By Beth Miller
When sitting in her first course on vibrations, taught by Philip Bayly, PhD, Sandra Sowah, then an undergraduate student in mechanical engineering, thought to herself that she would probably never use the concepts and equations being taught.
Now a mechanical engineer in California, she spends every day applying those same equations to piping vibration analysis of nuclear power plant systems and components.
Sowah works for Structural Integrity Associates Inc., a specialty engineering consulting firm in the San Francisco Bay area. She’s a member of the firm’s Vibrations and Instrumentations Group and specializes in analyzing piping vibrations and fluid mechanics phenomena for components in both boiling water reactors and pressurized water reactors.

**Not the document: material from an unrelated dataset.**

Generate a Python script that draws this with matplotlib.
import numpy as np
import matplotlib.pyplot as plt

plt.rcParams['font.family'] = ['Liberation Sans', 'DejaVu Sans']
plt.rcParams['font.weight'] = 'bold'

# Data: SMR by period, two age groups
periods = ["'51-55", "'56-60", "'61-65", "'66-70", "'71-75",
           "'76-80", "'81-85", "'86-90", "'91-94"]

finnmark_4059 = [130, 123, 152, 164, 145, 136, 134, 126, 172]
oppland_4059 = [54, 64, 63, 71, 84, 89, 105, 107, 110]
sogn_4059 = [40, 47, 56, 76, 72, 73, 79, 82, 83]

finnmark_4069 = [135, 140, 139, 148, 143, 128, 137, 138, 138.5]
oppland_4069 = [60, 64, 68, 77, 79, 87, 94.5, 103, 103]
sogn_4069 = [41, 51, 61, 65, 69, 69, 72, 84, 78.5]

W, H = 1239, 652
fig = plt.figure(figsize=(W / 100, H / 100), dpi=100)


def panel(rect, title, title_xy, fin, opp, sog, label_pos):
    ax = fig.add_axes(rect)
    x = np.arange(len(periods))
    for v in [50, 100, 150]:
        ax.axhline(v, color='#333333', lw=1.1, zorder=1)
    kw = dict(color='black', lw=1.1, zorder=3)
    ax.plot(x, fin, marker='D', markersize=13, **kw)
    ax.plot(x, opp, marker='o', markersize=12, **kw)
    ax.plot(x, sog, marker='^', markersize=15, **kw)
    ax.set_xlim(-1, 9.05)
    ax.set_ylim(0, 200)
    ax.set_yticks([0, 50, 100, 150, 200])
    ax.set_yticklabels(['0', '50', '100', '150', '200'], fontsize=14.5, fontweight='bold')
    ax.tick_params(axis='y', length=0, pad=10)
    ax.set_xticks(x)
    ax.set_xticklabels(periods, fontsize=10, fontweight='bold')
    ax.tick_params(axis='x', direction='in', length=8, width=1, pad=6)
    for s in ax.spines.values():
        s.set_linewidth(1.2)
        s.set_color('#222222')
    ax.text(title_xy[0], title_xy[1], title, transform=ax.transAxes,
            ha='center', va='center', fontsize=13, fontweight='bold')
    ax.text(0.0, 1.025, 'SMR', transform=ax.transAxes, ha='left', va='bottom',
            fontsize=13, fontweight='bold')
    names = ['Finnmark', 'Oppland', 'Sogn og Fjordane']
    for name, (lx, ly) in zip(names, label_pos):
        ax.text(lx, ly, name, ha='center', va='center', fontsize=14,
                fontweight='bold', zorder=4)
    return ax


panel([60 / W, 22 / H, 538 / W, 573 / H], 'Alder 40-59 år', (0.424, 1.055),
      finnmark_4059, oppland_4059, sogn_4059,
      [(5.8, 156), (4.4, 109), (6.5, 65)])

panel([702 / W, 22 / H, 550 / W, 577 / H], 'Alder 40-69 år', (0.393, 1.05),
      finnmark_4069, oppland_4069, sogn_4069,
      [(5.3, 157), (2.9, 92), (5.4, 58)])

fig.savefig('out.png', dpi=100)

“I’m just like a plumber, but an important difference is that I analyze water in pipes that go to through nuclear reactors using state-of-the-art analysis,” Sowah says.
To do that, she recalls what Bayly, chair of Mechanical Engineering & Materials Science (MEMS) and the Lilyan and E. Lisle Hughes Professor of Mechanical Engineering, and other Engineering faculty taught her.
“Most specialty engineering firms like Structural Integrity still use fundamental engineering knowledge gained from college in complex and high-tech applications for engineering components, so you have to be on your game,” she says. “I’m applying something from almost every class I took at Wash U.: I still solve textbook engineering problems and equations like when I was in college, but now I get to extend the knowledge to real-world applications and get paid for it.”
Sowah came to the School of Engineering & Applied Science at Washington University in St. Louis as part of the 3/2 engineering program from Grinnell College, where she earned a bachelor’s degree in physics. At WUSTL, she earned a bachelor’s degree in mechanical engineering and a master’s in aerospace engineering in 2007. She joined Structural Integrity Associates that same year.
Sowah, a licensed Professional Engineer (P.E.) in California, says she is grateful to Washington University for helping her take the first steps toward earning a P.E. license.
“Wash U. equipped me with the additional analytical tools needed for my industry,” she says. “The Fundamentals of Engineering Review course helped prepare me for the first level of the Fundamentals of Engineering exam, so I was able to get my P.E. license in two years. The P.E. license is very important in my industry.”
She also noted a course in mechanics of deformable bodies focused on finding stress and strain of components, as well as a technical writing engineering course, as great preparation for her job.
“What we do at Structural Integrity is look at stress and fracture in pipes, valves, pressure vessels and other nuclear power plant components,” she says. “For me, I really think that a Wash U. education equips you with the required analytical background and is exactly the type of engineering training needed for my industry.”
Sowah has stayed involved with the university by interviewing prospective undergraduate students in the Bay Area through WUSTL APAP and attending alumni events. In addition, she recently joined the MEMS Executive Advisory Board.
When she’s not working, Sowah is active in her church and works with migrants from the West African country of Sierra Leone who now live in the Bay Area.
“My main focus is education as a math tutor through my church, but I also try to help them get integrated into the community here,” says Sowah, a native of Ghana in West Africa. “Although they live in America, they often have few interactions with the American community. If I can get just one or two fellow Africans to change their American experience and interactions, it’s a step in the right direction.”